Work to do — Copy each line exactly. Drop every picture.

Given information —
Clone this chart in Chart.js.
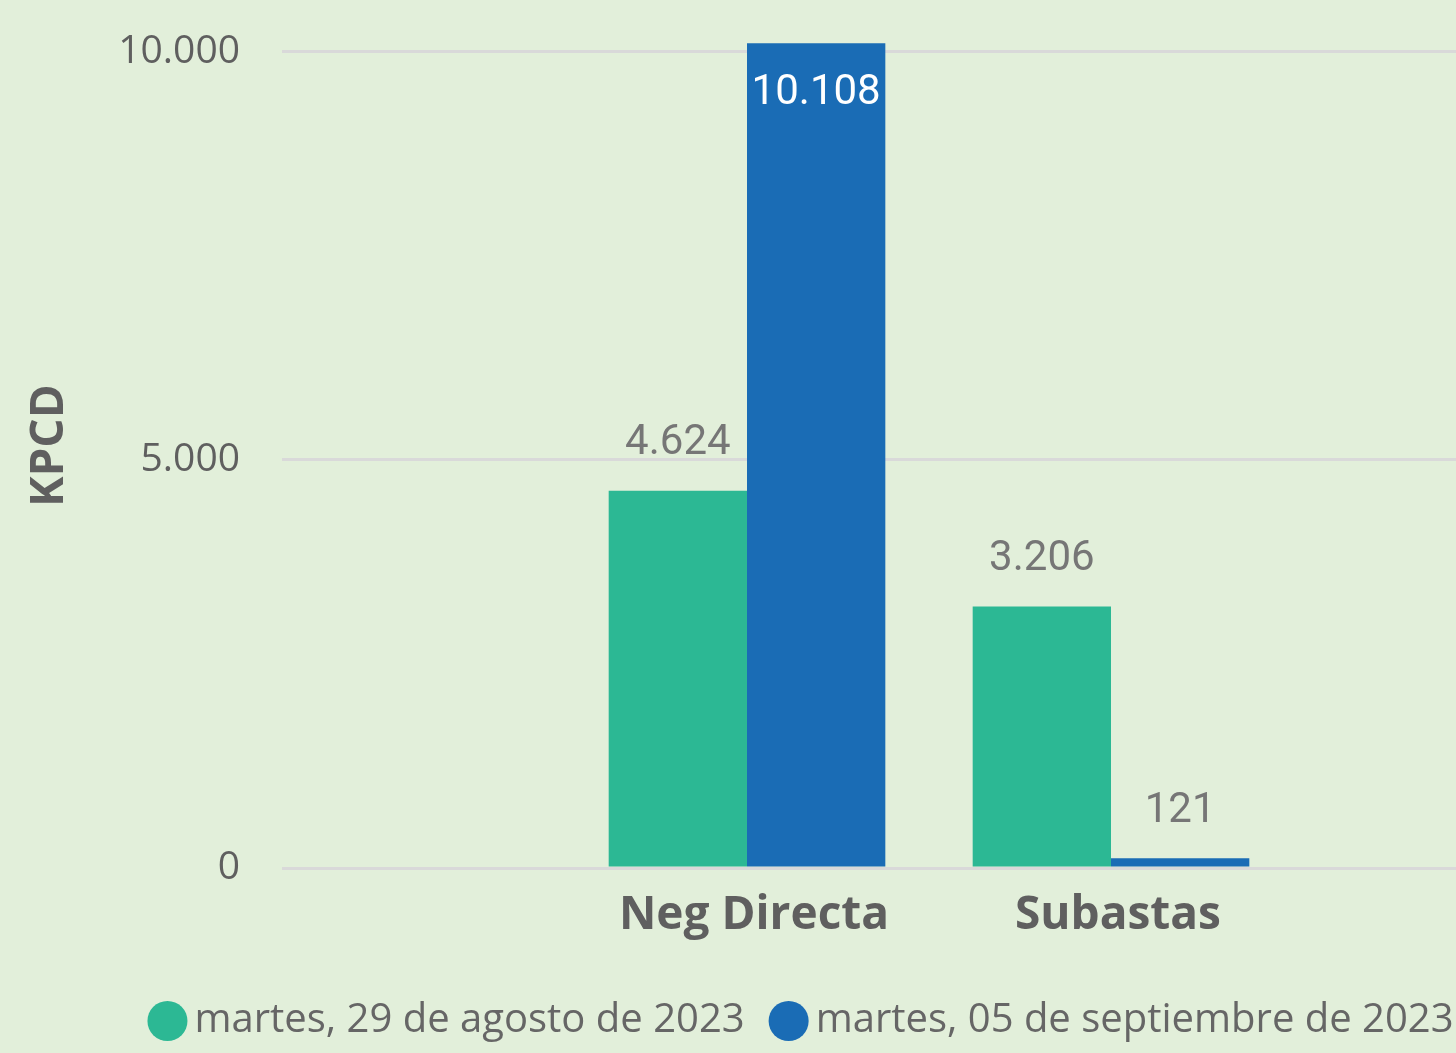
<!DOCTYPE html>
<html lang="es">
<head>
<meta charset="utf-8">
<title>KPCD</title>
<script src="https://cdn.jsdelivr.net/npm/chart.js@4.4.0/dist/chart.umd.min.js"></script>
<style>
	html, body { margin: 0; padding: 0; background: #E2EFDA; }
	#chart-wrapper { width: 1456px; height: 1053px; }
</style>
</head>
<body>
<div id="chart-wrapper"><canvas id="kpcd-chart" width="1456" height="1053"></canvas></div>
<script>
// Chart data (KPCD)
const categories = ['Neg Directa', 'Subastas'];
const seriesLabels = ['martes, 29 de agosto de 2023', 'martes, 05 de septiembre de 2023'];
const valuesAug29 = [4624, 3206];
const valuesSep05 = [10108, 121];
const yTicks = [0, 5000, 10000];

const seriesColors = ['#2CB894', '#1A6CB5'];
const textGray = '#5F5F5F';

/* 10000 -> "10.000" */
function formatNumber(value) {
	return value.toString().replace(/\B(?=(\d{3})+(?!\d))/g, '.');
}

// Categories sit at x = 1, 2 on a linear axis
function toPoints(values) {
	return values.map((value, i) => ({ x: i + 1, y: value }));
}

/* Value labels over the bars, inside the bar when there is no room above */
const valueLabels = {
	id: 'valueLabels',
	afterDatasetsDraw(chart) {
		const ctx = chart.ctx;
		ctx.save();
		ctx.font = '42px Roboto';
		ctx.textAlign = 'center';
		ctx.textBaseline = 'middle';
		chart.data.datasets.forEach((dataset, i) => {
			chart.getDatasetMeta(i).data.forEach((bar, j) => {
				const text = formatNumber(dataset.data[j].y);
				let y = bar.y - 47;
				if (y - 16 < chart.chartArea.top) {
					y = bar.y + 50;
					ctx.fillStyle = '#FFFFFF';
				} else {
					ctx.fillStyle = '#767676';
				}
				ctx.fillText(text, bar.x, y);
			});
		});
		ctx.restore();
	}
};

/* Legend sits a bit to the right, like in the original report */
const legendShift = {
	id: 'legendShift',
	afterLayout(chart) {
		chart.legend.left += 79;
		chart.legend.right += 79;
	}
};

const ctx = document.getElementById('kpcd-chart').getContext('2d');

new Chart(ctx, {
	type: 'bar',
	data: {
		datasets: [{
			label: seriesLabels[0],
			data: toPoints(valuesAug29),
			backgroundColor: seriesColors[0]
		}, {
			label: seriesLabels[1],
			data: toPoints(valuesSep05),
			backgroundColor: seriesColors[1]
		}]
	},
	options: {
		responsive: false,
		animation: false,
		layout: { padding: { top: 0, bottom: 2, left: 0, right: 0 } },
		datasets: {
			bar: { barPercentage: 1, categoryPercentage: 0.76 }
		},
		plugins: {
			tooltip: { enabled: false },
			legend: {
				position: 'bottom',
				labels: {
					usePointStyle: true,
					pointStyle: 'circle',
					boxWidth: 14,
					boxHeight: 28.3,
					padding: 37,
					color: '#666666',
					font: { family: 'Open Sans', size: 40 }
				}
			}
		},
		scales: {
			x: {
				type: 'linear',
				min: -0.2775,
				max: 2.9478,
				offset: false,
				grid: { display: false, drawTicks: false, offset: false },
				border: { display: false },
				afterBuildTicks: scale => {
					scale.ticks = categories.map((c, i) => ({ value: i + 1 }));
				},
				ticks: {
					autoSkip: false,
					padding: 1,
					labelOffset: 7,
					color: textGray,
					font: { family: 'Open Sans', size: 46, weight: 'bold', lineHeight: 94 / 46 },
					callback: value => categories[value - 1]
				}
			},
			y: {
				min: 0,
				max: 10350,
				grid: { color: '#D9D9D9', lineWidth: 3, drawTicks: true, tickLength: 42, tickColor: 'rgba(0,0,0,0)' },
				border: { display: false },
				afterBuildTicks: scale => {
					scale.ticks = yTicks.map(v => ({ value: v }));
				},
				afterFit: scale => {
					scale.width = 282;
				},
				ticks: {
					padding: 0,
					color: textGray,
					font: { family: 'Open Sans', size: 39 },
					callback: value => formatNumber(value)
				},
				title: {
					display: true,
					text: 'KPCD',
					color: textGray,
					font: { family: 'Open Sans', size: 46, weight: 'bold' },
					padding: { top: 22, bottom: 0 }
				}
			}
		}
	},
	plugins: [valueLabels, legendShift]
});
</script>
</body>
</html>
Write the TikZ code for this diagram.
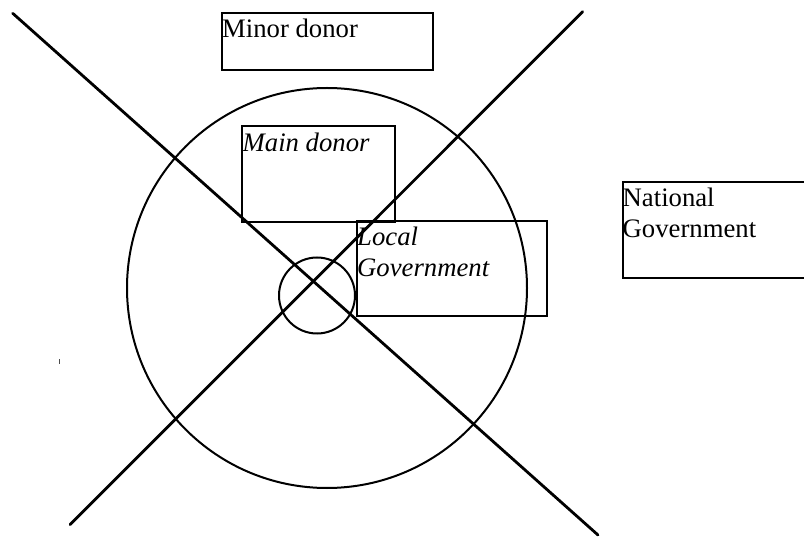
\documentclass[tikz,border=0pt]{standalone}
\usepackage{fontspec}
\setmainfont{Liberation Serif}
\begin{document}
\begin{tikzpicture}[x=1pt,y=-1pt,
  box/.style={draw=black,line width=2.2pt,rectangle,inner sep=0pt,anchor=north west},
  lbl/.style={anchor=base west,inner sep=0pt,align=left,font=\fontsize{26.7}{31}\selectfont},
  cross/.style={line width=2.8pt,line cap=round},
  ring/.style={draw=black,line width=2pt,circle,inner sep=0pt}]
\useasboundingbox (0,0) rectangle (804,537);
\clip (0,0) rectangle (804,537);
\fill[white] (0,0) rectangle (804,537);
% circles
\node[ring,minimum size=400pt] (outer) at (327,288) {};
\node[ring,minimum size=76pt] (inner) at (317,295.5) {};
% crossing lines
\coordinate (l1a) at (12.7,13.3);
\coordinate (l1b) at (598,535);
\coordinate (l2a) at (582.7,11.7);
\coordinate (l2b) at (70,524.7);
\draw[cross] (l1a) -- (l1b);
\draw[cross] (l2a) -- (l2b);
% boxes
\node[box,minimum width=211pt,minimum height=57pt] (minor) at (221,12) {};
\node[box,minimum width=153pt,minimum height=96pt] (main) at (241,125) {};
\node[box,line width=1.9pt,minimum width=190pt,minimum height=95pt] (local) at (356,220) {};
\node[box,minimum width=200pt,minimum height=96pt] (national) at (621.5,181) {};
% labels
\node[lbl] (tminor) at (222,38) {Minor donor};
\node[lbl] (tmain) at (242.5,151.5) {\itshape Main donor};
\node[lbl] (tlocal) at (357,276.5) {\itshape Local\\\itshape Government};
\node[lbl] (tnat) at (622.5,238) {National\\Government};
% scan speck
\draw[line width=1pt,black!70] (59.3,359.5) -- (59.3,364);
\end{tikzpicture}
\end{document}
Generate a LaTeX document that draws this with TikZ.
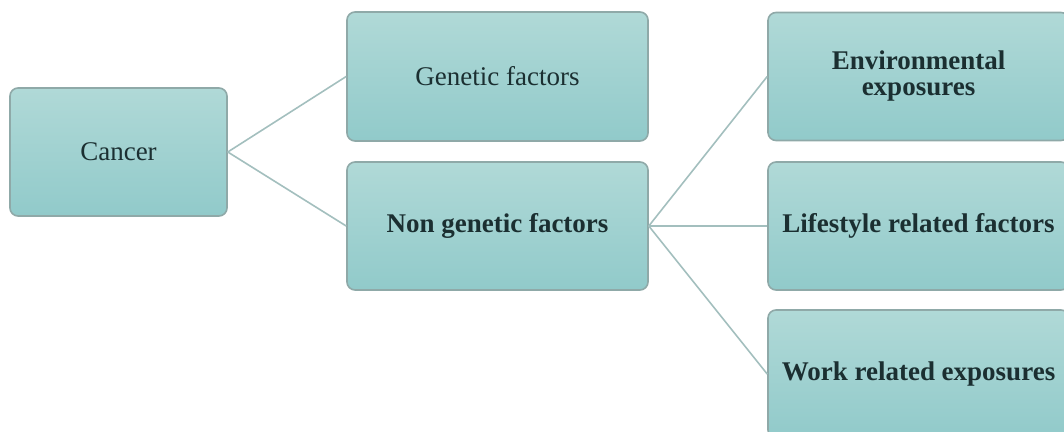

Solution to this exercise —
Clone this chart in Chart.js.
<!DOCTYPE html>
<html lang="es">
<head>
<meta charset="utf-8">
<title>KPCD</title>
<script src="https://cdn.jsdelivr.net/npm/chart.js@4.4.0/dist/chart.umd.min.js"></script>
<style>
	html, body { margin: 0; padding: 0; background: #E2EFDA; }
	#chart-wrapper { width: 1456px; height: 1053px; }
</style>
</head>
<body>
<div id="chart-wrapper"><canvas id="kpcd-chart" width="1456" height="1053"></canvas></div>
<script>
// Chart data (KPCD)
const categories = ['Neg Directa', 'Subastas'];
const seriesLabels = ['martes, 29 de agosto de 2023', 'martes, 05 de septiembre de 2023'];
const valuesAug29 = [4624, 3206];
const valuesSep05 = [10108, 121];
const yTicks = [0, 5000, 10000];

const seriesColors = ['#2CB894', '#1A6CB5'];
const textGray = '#5F5F5F';

/* 10000 -> "10.000" */
function formatNumber(value) {
	return value.toString().replace(/\B(?=(\d{3})+(?!\d))/g, '.');
}

// Categories sit at x = 1, 2 on a linear axis
function toPoints(values) {
	return values.map((value, i) => ({ x: i + 1, y: value }));
}

/* Value labels over the bars, inside the bar when there is no room above */
const valueLabels = {
	id: 'valueLabels',
	afterDatasetsDraw(chart) {
		const ctx = chart.ctx;
		ctx.save();
		ctx.font = '42px Roboto';
		ctx.textAlign = 'center';
		ctx.textBaseline = 'middle';
		chart.data.datasets.forEach((dataset, i) => {
			chart.getDatasetMeta(i).data.forEach((bar, j) => {
				const text = formatNumber(dataset.data[j].y);
				let y = bar.y - 47;
				if (y - 16 < chart.chartArea.top) {
					y = bar.y + 50;
					ctx.fillStyle = '#FFFFFF';
				} else {
					ctx.fillStyle = '#767676';
				}
				ctx.fillText(text, bar.x, y);
			});
		});
		ctx.restore();
	}
};

/* Legend sits a bit to the right, like in the original report */
const legendShift = {
	id: 'legendShift',
	afterLayout(chart) {
		chart.legend.left += 79;
		chart.legend.right += 79;
	}
};

const ctx = document.getElementById('kpcd-chart').getContext('2d');

new Chart(ctx, {
	type: 'bar',
	data: {
		datasets: [{
			label: seriesLabels[0],
			data: toPoints(valuesAug29),
			backgroundColor: seriesColors[0]
		}, {
			label: seriesLabels[1],
			data: toPoints(valuesSep05),
			backgroundColor: seriesColors[1]
		}]
	},
	options: {
		responsive: false,
		animation: false,
		layout: { padding: { top: 0, bottom: 2, left: 0, right: 0 } },
		datasets: {
			bar: { barPercentage: 1, categoryPercentage: 0.76 }
		},
		plugins: {
			tooltip: { enabled: false },
			legend: {
				position: 'bottom',
				labels: {
					usePointStyle: true,
					pointStyle: 'circle',
					boxWidth: 14,
					boxHeight: 28.3,
					padding: 37,
					color: '#666666',
					font: { family: 'Open Sans', size: 40 }
				}
			}
		},
		scales: {
			x: {
				type: 'linear',
				min: -0.2775,
				max: 2.9478,
				offset: false,
				grid: { display: false, drawTicks: false, offset: false },
				border: { display: false },
				afterBuildTicks: scale => {
					scale.ticks = categories.map((c, i) => ({ value: i + 1 }));
				},
				ticks: {
					autoSkip: false,
					padding: 1,
					labelOffset: 7,
					color: textGray,
					font: { family: 'Open Sans', size: 46, weight: 'bold', lineHeight: 94 / 46 },
					callback: value => categories[value - 1]
				}
			},
			y: {
				min: 0,
				max: 10350,
				grid: { color: '#D9D9D9', lineWidth: 3, drawTicks: true, tickLength: 42, tickColor: 'rgba(0,0,0,0)' },
				border: { display: false },
				afterBuildTicks: scale => {
					scale.ticks = yTicks.map(v => ({ value: v }));
				},
				afterFit: scale => {
					scale.width = 282;
				},
				ticks: {
					padding: 0,
					color: textGray,
					font: { family: 'Open Sans', size: 39 },
					callback: value => formatNumber(value)
				},
				title: {
					display: true,
					text: 'KPCD',
					color: textGray,
					font: { family: 'Open Sans', size: 46, weight: 'bold' },
					padding: { top: 22, bottom: 0 }
				}
			}
		}
	},
	plugins: [valueLabels, legendShift]
});
</script>
</body>
</html>
Write the TikZ code for this diagram.
\documentclass[tikz,border=0pt]{standalone}
\usepackage{fontspec}
\setmainfont{Liberation Serif}
\begin{document}
\begin{tikzpicture}[x=1pt,y=-1pt,
  box/.style={draw=black,line width=2.2pt,rectangle,inner sep=0pt,anchor=north west},
  lbl/.style={anchor=base west,inner sep=0pt,align=left,font=\fontsize{26.7}{31}\selectfont},
  cross/.style={line width=2.8pt,line cap=round},
  ring/.style={draw=black,line width=2pt,circle,inner sep=0pt}]
\useasboundingbox (0,0) rectangle (804,537);
\clip (0,0) rectangle (804,537);
\fill[white] (0,0) rectangle (804,537);
% circles
\node[ring,minimum size=400pt] (outer) at (327,288) {};
\node[ring,minimum size=76pt] (inner) at (317,295.5) {};
% crossing lines
\coordinate (l1a) at (12.7,13.3);
\coordinate (l1b) at (598,535);
\coordinate (l2a) at (582.7,11.7);
\coordinate (l2b) at (70,524.7);
\draw[cross] (l1a) -- (l1b);
\draw[cross] (l2a) -- (l2b);
% boxes
\node[box,minimum width=211pt,minimum height=57pt] (minor) at (221,12) {};
\node[box,minimum width=153pt,minimum height=96pt] (main) at (241,125) {};
\node[box,line width=1.9pt,minimum width=190pt,minimum height=95pt] (local) at (356,220) {};
\node[box,minimum width=200pt,minimum height=96pt] (national) at (621.5,181) {};
% labels
\node[lbl] (tminor) at (222,38) {Minor donor};
\node[lbl] (tmain) at (242.5,151.5) {\itshape Main donor};
\node[lbl] (tlocal) at (357,276.5) {\itshape Local\\\itshape Government};
\node[lbl] (tnat) at (622.5,238) {National\\Government};
% scan speck
\draw[line width=1pt,black!70] (59.3,359.5) -- (59.3,364);
\end{tikzpicture}
\end{document}
Generate a LaTeX document that draws this with TikZ.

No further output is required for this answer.